According to a recent online survey by the University of British Columbia, 81% of Canadian adults would not pay to read news online and 90% would find free alternatives if their preferred news services started charging for content.
"These results should give pause to any news corporations in Canada or abroad that are considering erecting paywalls around their content," said Donna Logan, a professor emerita of UBC's Graduate School of Journalism and the lead author of the study Canadian Consumers Unwilling to Pay for News Online. Almost 1,700 adults took part in the survey.
What is perhaps the most striking number in the report is that only 30% of participants said they would be willing to pay for news online if no free alternative news websites were available. When compared with people in the U.S and UK, Canadians are slightly more reluctant to pay for news online.
The report found that of those willing to pay for news, the majority (34%) would prefer a flat-fee subscription model.
The results come not long after The New York Times launched its paywall in Canada on March 17th. The report suggests that even if The New York Times's attempt to charge for news turns out successful, other news providers might be wise to be cautious in following its example. "The New York Times is revered by many readers for its quality," said Logan, "so if its paywall system defies the odds and succeeds, these findings suggest it would be an exception, rather than a model to follow."
"Paywalls might work for selective publications, such as The Wall Street Journal and The Times of London but given current public attitudes, most publishers had better start looking elsewhere for revenue solutions," the report concluded.
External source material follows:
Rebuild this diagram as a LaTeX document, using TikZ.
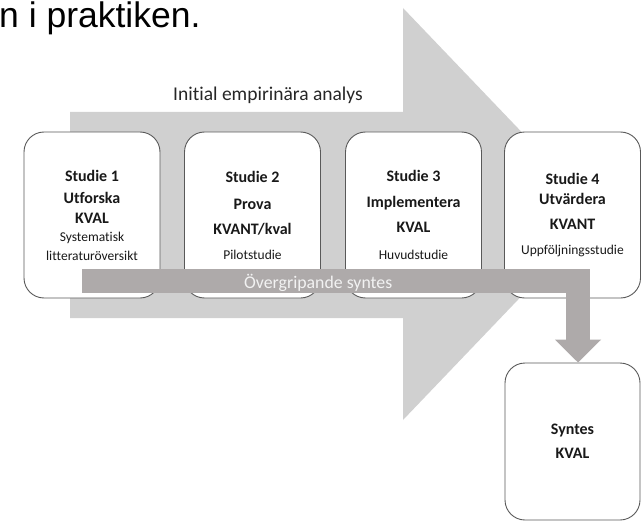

A related survey showed that Canadians value their Internet connection over other news media. 42% of respondents said they would be "least willing to give up" their Internet connection, while 24% felt the same way about television cable subscription. The survey concluded that the Internet is the main source for news for Canadians. Its sample, however, does not include Canadians not online, so the numbers for the general population may be somewhat lower.